Some in our generation and in subsequent generations will choose to grind it out under the non-Georgist rules and some will succeed. Others will try to direct their time, energy, and resources toward changing the rules to Georgist rules. If the latter succeeds, the former will be mad that the rules have changed. But hopefully, after some time, the former will come around to experiencing the benefits of Georgism and eventually wonder why it was ever any other way.
Would’ve been geat to have you at the conversation on Sunday. We were trying to think of the most Georgist animal species. 🙃
> The child of the people, as he grows to manhood in Europe, finds all the best seats at the banquet of life marked “taken,“ and must struggle with his fellows for the crumbs that fall, without one chance in a thousand of forcing or sneaking his way to a seat. In America, whatever his condition, there has always been the consciousness that the public domain lay behind him; and the knowledge of this fact, acting and reacting, has penetrated our whole national life, giving to it generosity and independence, elasticity and ambition.

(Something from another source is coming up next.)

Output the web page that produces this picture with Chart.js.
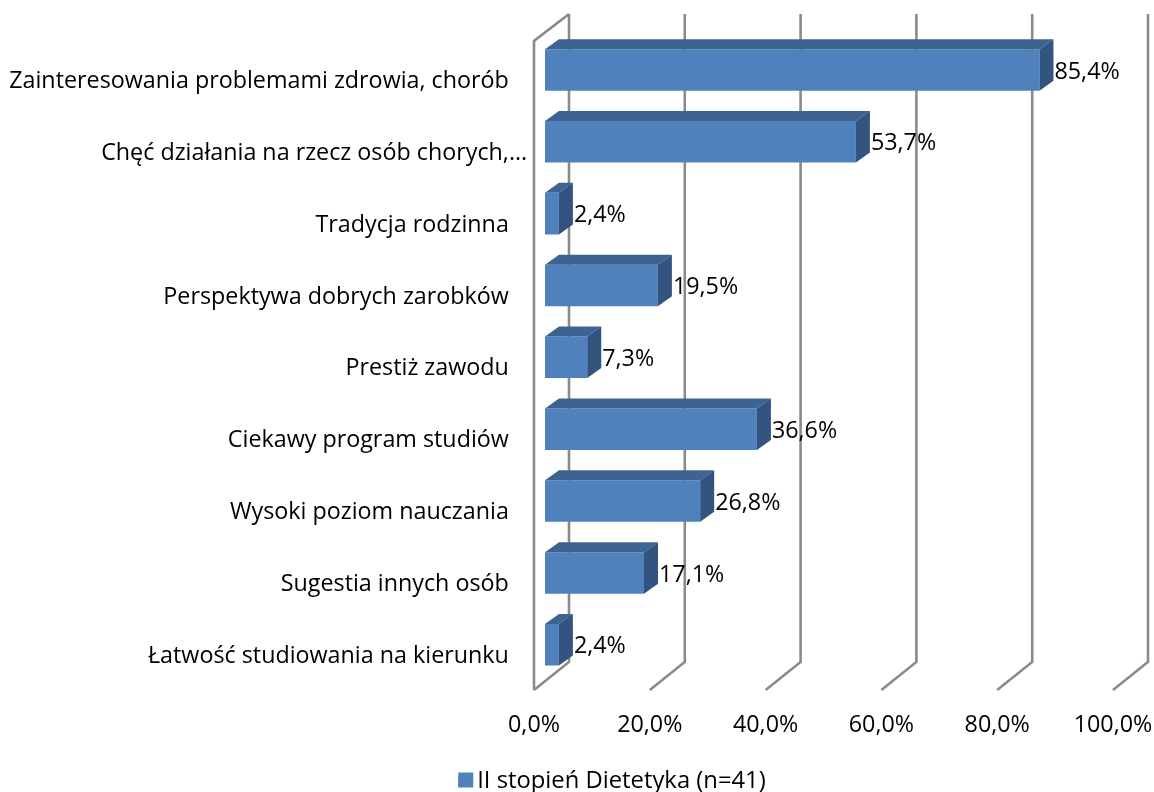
<!DOCTYPE html>
<html><head><meta charset="utf-8">
<style>html,body{margin:0;padding:0;background:#fff}canvas{display:block}</style>
<script src="https://cdn.jsdelivr.net/npm/chart.js@4"></script>
</head><body><canvas id="c" width="1154" height="792"></canvas>
<script>
const categories = [
  "Zainteresowania problemami zdrowia, chorób   ",
  "Chęć działania na rzecz osób chorych,…",
  "Tradycja rodzinna   ",
  "Perspektywa dobrych zarobków   ",
  "Prestiż zawodu   ",
  "Ciekawy program studiów   ",
  "Wysoki poziom nauczania   ",
  "Sugestia innych osób   ",
  "Łatwość studiowania na kierunku   "
];
const values = [85.4, 53.7, 2.4, 19.5, 7.3, 36.6, 26.8, 17.1, 2.4];
const seriesName = "II stopień Dietetyka (n=41)";
const tickLabels = ["0,0%", "20,0%", "40,0%", "60,0%", "80,0%", "100,0%"];

const FONT = "'Open Sans', sans-serif";
const SIZE = 23.3, LEGEND_SIZE = 23.8;
const FRONT = "#4F81BD", TOP = "#3E6391", SIDE = "#33547F", GRID = "#8A8A8A";
const DX = 14, DY = 10;          // bar depth
const WALL_DX = 24, FLOOR_DX = -11; // back wall and front floor offset from the value pixel
const FLOOR_Y = 690, BACK_BOTTOM = 662, BACK_TOP = 14, FRONT_TOP = 41;
const LEGEND_MID = 785.5, SWATCH_MID = 780;

const scene3d = {
  id: "scene3d",
  afterLayout(chart) {
    chart.legend.left += 50; chart.legend.right += 50;
    const dy = LEGEND_MID - (chart.legend.top + chart.legend.height / 2);
    chart.legend.top += dy; chart.legend.bottom += dy;
  },
  beforeDatasetsDraw(chart) {
    const {ctx, scales: {x}} = chart;
    ctx.save();
    ctx.strokeStyle = GRID; ctx.lineWidth = 2.6; ctx.lineJoin = "miter";
    x.ticks.forEach(t => {
      const p = x.getPixelForValue(t.value);
      ctx.beginPath();
      ctx.moveTo(p + WALL_DX, BACK_TOP);
      ctx.lineTo(p + WALL_DX, BACK_BOTTOM);
      ctx.lineTo(p + FLOOR_DX, FLOOR_Y);
      ctx.stroke();
    });
    const z = x.getPixelForValue(0);
    ctx.beginPath();
    ctx.moveTo(z + WALL_DX, BACK_TOP);
    ctx.lineTo(z + FLOOR_DX, FRONT_TOP);
    ctx.lineTo(z + FLOOR_DX, FLOOR_Y);
    ctx.stroke();
    ctx.restore();
  },
  afterDatasetsDraw(chart) {
    const {ctx} = chart;
    const meta = chart.getDatasetMeta(0);
    ctx.save();
    meta.data.forEach((bar, i) => {
      const xl = bar.base, xr = bar.x, t = bar.y - bar.height / 2, b = bar.y + bar.height / 2;
      ctx.fillStyle = TOP;
      ctx.beginPath();
      ctx.moveTo(xl, t); ctx.lineTo(xl + DX, t - DY); ctx.lineTo(xr + DX, t - DY); ctx.lineTo(xr, t);
      ctx.closePath(); ctx.fill();
      ctx.fillStyle = SIDE;
      ctx.beginPath();
      ctx.moveTo(xr, t); ctx.lineTo(xr + DX, t - DY); ctx.lineTo(xr + DX, b - DY); ctx.lineTo(xr, b);
      ctx.closePath(); ctx.fill();
      ctx.fillStyle = "#000";
      ctx.font = SIZE + "px " + FONT;
      ctx.textAlign = "left"; ctx.textBaseline = "middle";
      ctx.fillText(values[i].toFixed(1).replace(".", ",") + "%", xr + DX + 1, bar.y + 2);
    });
    ctx.restore();
  },
  afterDraw(chart) {
    // widen the legend swatch to a full square; the label keeps its tight gap
    const lg = chart.legend, o = lg.options.labels;
    const bx = (lg.left + o.padding + lg.right - lg.lineWidths[0]) / 2;
    chart.ctx.save();
    chart.ctx.fillStyle = FRONT;
    chart.ctx.fillRect(bx, SWATCH_MID - 7.5, 15, 15);
    chart.ctx.restore();
  }
};

new Chart(document.getElementById("c"), {
  type: "bar",
  data: {
    labels: categories,
    datasets: [{label: seriesName, data: values, backgroundColor: FRONT, borderWidth: 0,
      barPercentage: 0.578, categoryPercentage: 1}]
  },
  plugins: [scene3d],
  options: {
    indexAxis: "y",
    responsive: false,
    animation: false,
    layout: {padding: {top: 34, right: 30, left: 0, bottom: 0}},
    plugins: {
      tooltip: {enabled: false},
      legend: {
        position: "bottom",
        labels: {boxWidth: 7, boxHeight: 9, padding: 2, color: "#000",
          font: {family: FONT, size: LEGEND_SIZE, lineHeight: 1}}
      }
    },
    scales: {
      x: {
        min: 0, max: 100,
        grid: {display: false, drawTicks: false},
        border: {display: false},
        afterFit(s) { s.height = 75.5; s.paddingLeft = 0; s.paddingRight = 0; },
        ticks: {stepSize: 20, autoSkip: false, maxRotation: 0, minRotation: 0, padding: 30.5, labelOffset: FLOOR_DX, color: "#000",
          font: {family: FONT, size: SIZE},
          callback: (v, i) => tickLabels[i]}
      },
      y: {
        grid: {display: false, drawTicks: false},
        border: {display: false},
        afterFit(s) { s.width = 545; },
        ticks: {autoSkip: false, padding: 18, labelOffset: 11.5, color: "#000",
          font: {family: FONT, size: SIZE}}
      }
    }
  }
});
</script></body></html>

All that we are proud of in the American character; all that makes our conditions and institutions better than those of older countries, we may trace to the fact that land has been cheap in the United States, because new soil has been open to the emigrant.
Surely all anyone has to do is get a good education, work hard, and buy a lottery ticket because eventually they will win the lottery, get on that ownership ladder, climb to a flat part, and pull up the ladder behind them … so they can turn around and show everyone that they have led by example — and if they can do it, surely anyone can.